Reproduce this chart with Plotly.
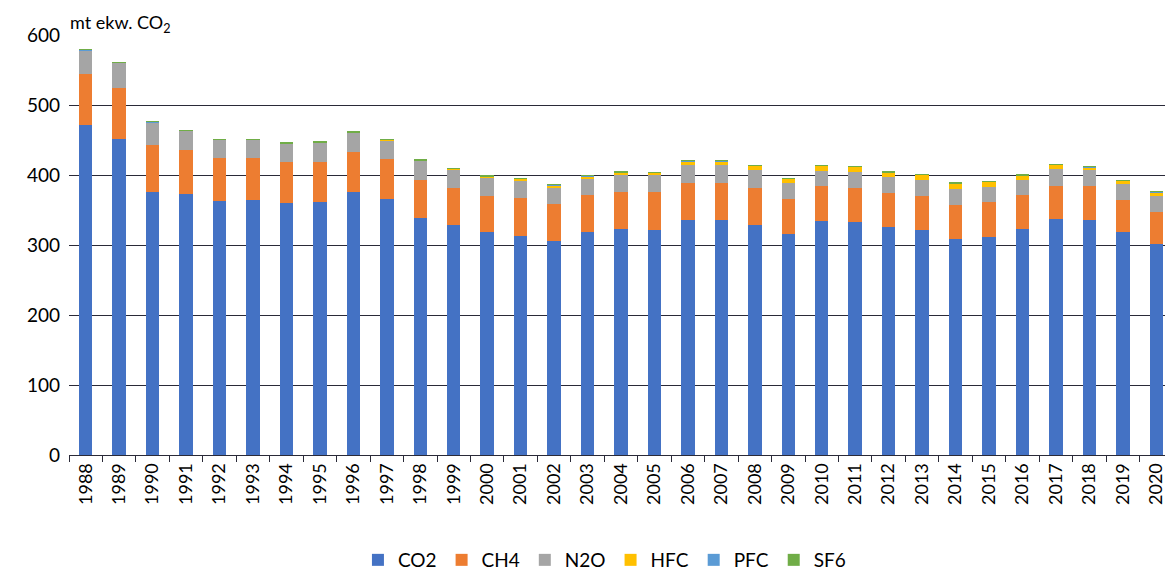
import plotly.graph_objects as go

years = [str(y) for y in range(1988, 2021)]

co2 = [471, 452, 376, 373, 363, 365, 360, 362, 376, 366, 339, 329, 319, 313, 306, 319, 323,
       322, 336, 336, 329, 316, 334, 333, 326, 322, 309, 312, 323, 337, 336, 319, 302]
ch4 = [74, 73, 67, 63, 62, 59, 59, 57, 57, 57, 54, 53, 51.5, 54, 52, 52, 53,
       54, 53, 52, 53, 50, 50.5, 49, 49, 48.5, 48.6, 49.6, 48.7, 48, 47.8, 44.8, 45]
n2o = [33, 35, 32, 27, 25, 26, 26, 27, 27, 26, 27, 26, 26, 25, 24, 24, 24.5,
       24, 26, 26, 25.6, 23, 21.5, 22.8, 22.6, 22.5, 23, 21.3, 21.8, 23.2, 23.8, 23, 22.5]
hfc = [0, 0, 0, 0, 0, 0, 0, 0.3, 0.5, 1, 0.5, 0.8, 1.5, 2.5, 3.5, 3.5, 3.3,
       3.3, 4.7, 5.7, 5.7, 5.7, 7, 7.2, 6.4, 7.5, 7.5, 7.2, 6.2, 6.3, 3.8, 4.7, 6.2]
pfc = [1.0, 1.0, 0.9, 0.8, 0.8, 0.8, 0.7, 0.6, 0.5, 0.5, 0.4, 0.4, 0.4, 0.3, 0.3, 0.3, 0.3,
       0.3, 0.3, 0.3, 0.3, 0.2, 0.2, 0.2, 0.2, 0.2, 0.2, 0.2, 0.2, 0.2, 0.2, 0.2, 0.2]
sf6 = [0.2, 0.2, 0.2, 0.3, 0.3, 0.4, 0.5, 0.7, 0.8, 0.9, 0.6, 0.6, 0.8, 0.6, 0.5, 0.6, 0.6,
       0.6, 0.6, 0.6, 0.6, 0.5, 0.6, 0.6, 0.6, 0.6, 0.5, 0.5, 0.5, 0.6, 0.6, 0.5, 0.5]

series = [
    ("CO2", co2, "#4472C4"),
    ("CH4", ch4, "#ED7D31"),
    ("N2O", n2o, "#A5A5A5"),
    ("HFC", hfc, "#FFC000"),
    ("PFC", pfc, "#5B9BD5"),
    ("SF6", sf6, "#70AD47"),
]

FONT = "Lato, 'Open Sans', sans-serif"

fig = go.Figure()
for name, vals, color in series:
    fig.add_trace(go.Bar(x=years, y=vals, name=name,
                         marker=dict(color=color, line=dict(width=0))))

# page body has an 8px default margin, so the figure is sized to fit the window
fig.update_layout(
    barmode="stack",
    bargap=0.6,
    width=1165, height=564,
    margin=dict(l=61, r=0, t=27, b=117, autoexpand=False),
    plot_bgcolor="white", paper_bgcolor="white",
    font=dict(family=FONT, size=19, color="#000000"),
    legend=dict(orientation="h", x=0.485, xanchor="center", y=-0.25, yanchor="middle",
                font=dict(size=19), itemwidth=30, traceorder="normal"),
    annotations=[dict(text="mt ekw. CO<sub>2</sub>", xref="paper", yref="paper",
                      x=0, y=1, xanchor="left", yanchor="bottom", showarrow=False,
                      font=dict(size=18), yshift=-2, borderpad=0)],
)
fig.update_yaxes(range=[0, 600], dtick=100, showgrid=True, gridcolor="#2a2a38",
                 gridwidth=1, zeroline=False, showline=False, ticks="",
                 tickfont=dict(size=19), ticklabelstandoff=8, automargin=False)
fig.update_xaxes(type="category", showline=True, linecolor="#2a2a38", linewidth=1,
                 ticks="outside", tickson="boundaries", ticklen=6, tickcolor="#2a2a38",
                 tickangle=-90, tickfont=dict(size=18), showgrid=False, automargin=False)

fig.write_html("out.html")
_ _ _
* **Your task**: Give again exactly the lines running from the beginning of the material above through the line that contains "years = [str(y) for y in range(1988, 2021)]", and leave out every picture.

* **Exercise answer**:
Reproduce this chart with Plotly.
import plotly.graph_objects as go

years = [str(y) for y in range(1988, 2021)]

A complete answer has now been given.